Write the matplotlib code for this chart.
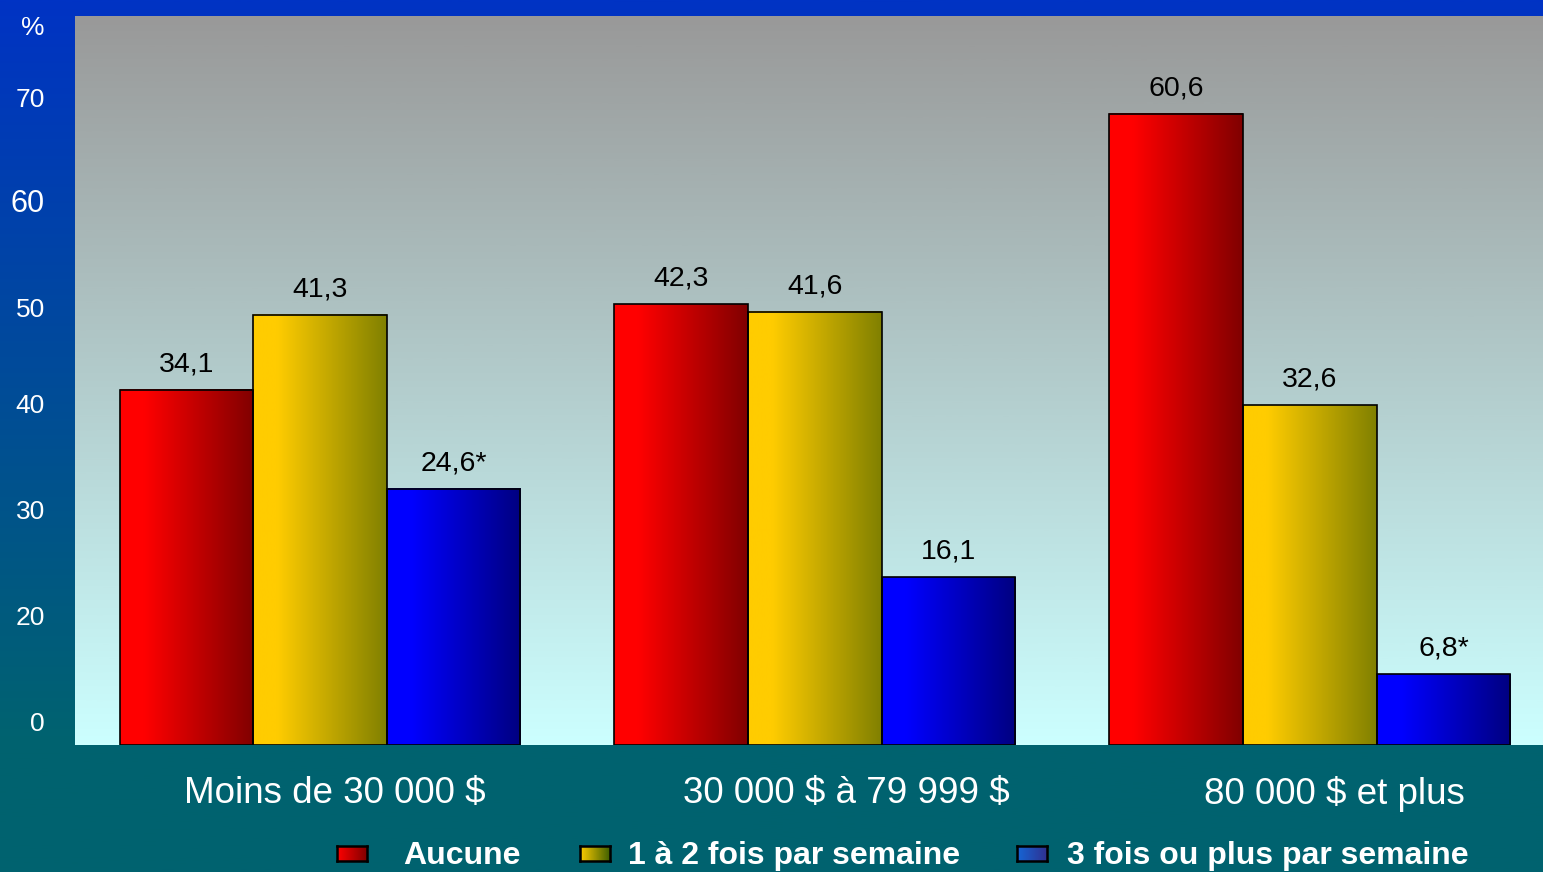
import numpy as np
import matplotlib
matplotlib.use("Agg")
import matplotlib.pyplot as plt
from matplotlib.colors import LinearSegmentedColormap
from matplotlib.transforms import ScaledTranslation

plt.rcParams['font.family'] = ['Liberation Sans', 'DejaVu Sans']
plt.rcParams['text.parse_math'] = False

# Data
categories = ['Moins de 30 000 $', '30 000 $ à 79 999 $', '80 000 $ et plus']
series = ['Aucune', '1 à 2 fois par semaine', '3 fois ou plus par semaine']
aucune = [34.1, 42.3, 60.6]
une_deux = [41.3, 41.6, 32.6]
trois_plus = [24.6, 16.1, 6.8]
value_labels = [['34,1', '42,3', '60,6'],
                ['41,3', '41,6', '32,6'],
                ['24,6*', '16,1', '6,8*']]
# y tick labels as they appear in the original (shifted against the bars)
ytick_pos = [2.3, 12.4, 22.6, 32.75, 42.0, 52.3, 62.2, 69.1]
ytick_lab = ['0', '20', '30', '40', '50', '60', '70', '%']

bar_colors = [('#ff0000', '#800000'), ('#ffcc00', '#808000'), ('#0000ff', '#000080')]
legend_colors = [('#ff0000', '#800000'), ('#ffcc00', '#406000'), ('#1566d6', '#303090')]

W, H = 1543, 872
fig = plt.figure(figsize=(W / 100, H / 100), dpi=100)

# figure background gradient (blue top -> teal bottom)
bgax = fig.add_axes([0, 0, 1, 1], zorder=-10)
fig_cmap = LinearSegmentedColormap.from_list('figbg', [(0, '#00626f'), (0.145, '#00636f'), (1, '#0033c4')])
bgax.imshow(np.linspace(0, 1, 512).reshape(-1, 1), cmap=fig_cmap, origin='lower',
            aspect='auto', extent=[0, 1, 0, 1])
bgax.axis('off')

ax = fig.add_axes([75 / W, (H - 745) / H, (W - 75) / W, (745 - 16) / H])
ax.set_facecolor('none')
for s in ax.spines.values():
    s.set_visible(False)

# plot area gradient (gray top -> pale cyan bottom)
area_cmap = LinearSegmentedColormap.from_list('area', ['#ccffff', '#999999'])
ax.imshow(np.linspace(0, 1, 512).reshape(-1, 1), cmap=area_cmap, origin='lower',
          aspect='auto', extent=[0, 1, 0, 1], transform=ax.transAxes, zorder=0)

x = np.arange(len(categories))
width = 0.27
grad = np.linspace(0, 1, 256).reshape(1, -1)
for i, (vals, (c1, c2)) in enumerate(zip([aucune, une_deux, trois_plus], bar_colors)):
    bars = ax.bar(x + (i - 1) * width, vals, width, facecolor='none',
                  edgecolor='black', linewidth=1.2, zorder=3)
    cmap = LinearSegmentedColormap.from_list('g%d' % i, [(0, c1), (0.18, c1), (1, c2)])
    for b in bars:
        bb = b.get_bbox()
        ax.imshow(grad, cmap=cmap, aspect='auto', zorder=2,
                  extent=[bb.x0, bb.x1, bb.y0, bb.y1])
    ax.bar_label(bars, labels=value_labels[i], padding=9, fontsize=20.5, color='black')

ax.set_xlim(-0.495, 2.471)
ax.set_ylim(0, 70)

ax.set_yticks(ytick_pos, ytick_lab)
ax.tick_params(axis='y', length=0, pad=21.6, labelsize=19, labelcolor='white')
ax.get_yticklabels()[5].set_fontsize(22)

ax.set_xticks(x, categories)
ax.tick_params(axis='x', length=0, pad=22, labelsize=26.5, labelcolor='white')
# labels sit a little right of the group centres in the original
for lbl, dx in zip(ax.get_xticklabels(), [0.15, 0.31, 0.25]):
    lbl.set_transform(lbl.get_transform() + ScaledTranslation(dx, 0, fig.dpi_scale_trans))

# legend drawn by hand with gradient swatches
patch_x = [337, 580, 1017]
text_x = [403, 628, 1067]
for px, tx, name, (c1, c2) in zip(patch_x, text_x, series, legend_colors):
    pax = fig.add_axes([px / W, (H - 861) / H, 30 / W, 15 / H])
    cm = LinearSegmentedColormap.from_list('lg', [c1, c2])
    pax.imshow(grad, cmap=cm, aspect='auto')
    pax.set_xticks([])
    pax.set_yticks([])
    for s in pax.spines.values():
        s.set_linewidth(1.8)
        s.set_color('black')
    fig.text(tx / W, (H - 856) / H, name, fontsize=23, fontweight='bold',
             color='white', va='center', ha='left')

fig.savefig('out.png', dpi=100)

What is required: Reproduce the material word for word, minus the images.

Output for this task:
Write the matplotlib code for this chart.
import numpy as np
import matplotlib
matplotlib.use("Agg")
import matplotlib.pyplot as plt
from matplotlib.colors import LinearSegmentedColormap
from matplotlib.transforms import ScaledTranslation

plt.rcParams['font.family'] = ['Liberation Sans', 'DejaVu Sans']
plt.rcParams['text.parse_math'] = False

# Data
categories = ['Moins de 30 000 $', '30 000 $ à 79 999 $', '80 000 $ et plus']
series = ['Aucune', '1 à 2 fois par semaine', '3 fois ou plus par semaine']
aucune = [34.1, 42.3, 60.6]
une_deux = [41.3, 41.6, 32.6]
trois_plus = [24.6, 16.1, 6.8]
value_labels = [['34,1', '42,3', '60,6'],
                ['41,3', '41,6', '32,6'],
                ['24,6*', '16,1', '6,8*']]
# y tick labels as they appear in the original (shifted against the bars)
ytick_pos = [2.3, 12.4, 22.6, 32.75, 42.0, 52.3, 62.2, 69.1]
ytick_lab = ['0', '20', '30', '40', '50', '60', '70', '%']

bar_colors = [('#ff0000', '#800000'), ('#ffcc00', '#808000'), ('#0000ff', '#000080')]
legend_colors = [('#ff0000', '#800000'), ('#ffcc00', '#406000'), ('#1566d6', '#303090')]

W, H = 1543, 872
fig = plt.figure(figsize=(W / 100, H / 100), dpi=100)

# figure background gradient (blue top -> teal bottom)
bgax = fig.add_axes([0, 0, 1, 1], zorder=-10)
fig_cmap = LinearSegmentedColormap.from_list('figbg', [(0, '#00626f'), (0.145, '#00636f'), (1, '#0033c4')])
bgax.imshow(np.linspace(0, 1, 512).reshape(-1, 1), cmap=fig_cmap, origin='lower',
            aspect='auto', extent=[0, 1, 0, 1])
bgax.axis('off')

ax = fig.add_axes([75 / W, (H - 745) / H, (W - 75) / W, (745 - 16) / H])
ax.set_facecolor('none')
for s in ax.spines.values():
    s.set_visible(False)

# plot area gradient (gray top -> pale cyan bottom)
area_cmap = LinearSegmentedColormap.from_list('area', ['#ccffff', '#999999'])
ax.imshow(np.linspace(0, 1, 512).reshape(-1, 1), cmap=area_cmap, origin='lower',
          aspect='auto', extent=[0, 1, 0, 1], transform=ax.transAxes, zorder=0)

x = np.arange(len(categories))
width = 0.27
grad = np.linspace(0, 1, 256).reshape(1, -1)
for i, (vals, (c1, c2)) in enumerate(zip([aucune, une_deux, trois_plus], bar_colors)):
    bars = ax.bar(x + (i - 1) * width, vals, width, facecolor='none',
                  edgecolor='black', linewidth=1.2, zorder=3)
    cmap = LinearSegmentedColormap.from_list('g%d' % i, [(0, c1), (0.18, c1), (1, c2)])
    for b in bars:
        bb = b.get_bbox()
        ax.imshow(grad, cmap=cmap, aspect='auto', zorder=2,
                  extent=[bb.x0, bb.x1, bb.y0, bb.y1])
    ax.bar_label(bars, labels=value_labels[i], padding=9, fontsize=20.5, color='black')

ax.set_xlim(-0.495, 2.471)
ax.set_ylim(0, 70)

ax.set_yticks(ytick_pos, ytick_lab)
ax.tick_params(axis='y', length=0, pad=21.6, labelsize=19, labelcolor='white')
ax.get_yticklabels()[5].set_fontsize(22)

ax.set_xticks(x, categories)
ax.tick_params(axis='x', length=0, pad=22, labelsize=26.5, labelcolor='white')
# labels sit a little right of the group centres in the original
for lbl, dx in zip(ax.get_xticklabels(), [0.15, 0.31, 0.25]):
    lbl.set_transform(lbl.get_transform() + ScaledTranslation(dx, 0, fig.dpi_scale_trans))

# legend drawn by hand with gradient swatches
patch_x = [337, 580, 1017]
text_x = [403, 628, 1067]
for px, tx, name, (c1, c2) in zip(patch_x, text_x, series, legend_colors):
    pax = fig.add_axes([px / W, (H - 861) / H, 30 / W, 15 / H])
    cm = LinearSegmentedColormap.from_list('lg', [c1, c2])
    pax.imshow(grad, cmap=cm, aspect='auto')
    pax.set_xticks([])
    pax.set_yticks([])
    for s in pax.spines.values():
        s.set_linewidth(1.8)
        s.set_color('black')
    fig.text(tx / W, (H - 856) / H, name, fontsize=23, fontweight='bold',
             color='white', va='center', ha='left')

fig.savefig('out.png', dpi=100)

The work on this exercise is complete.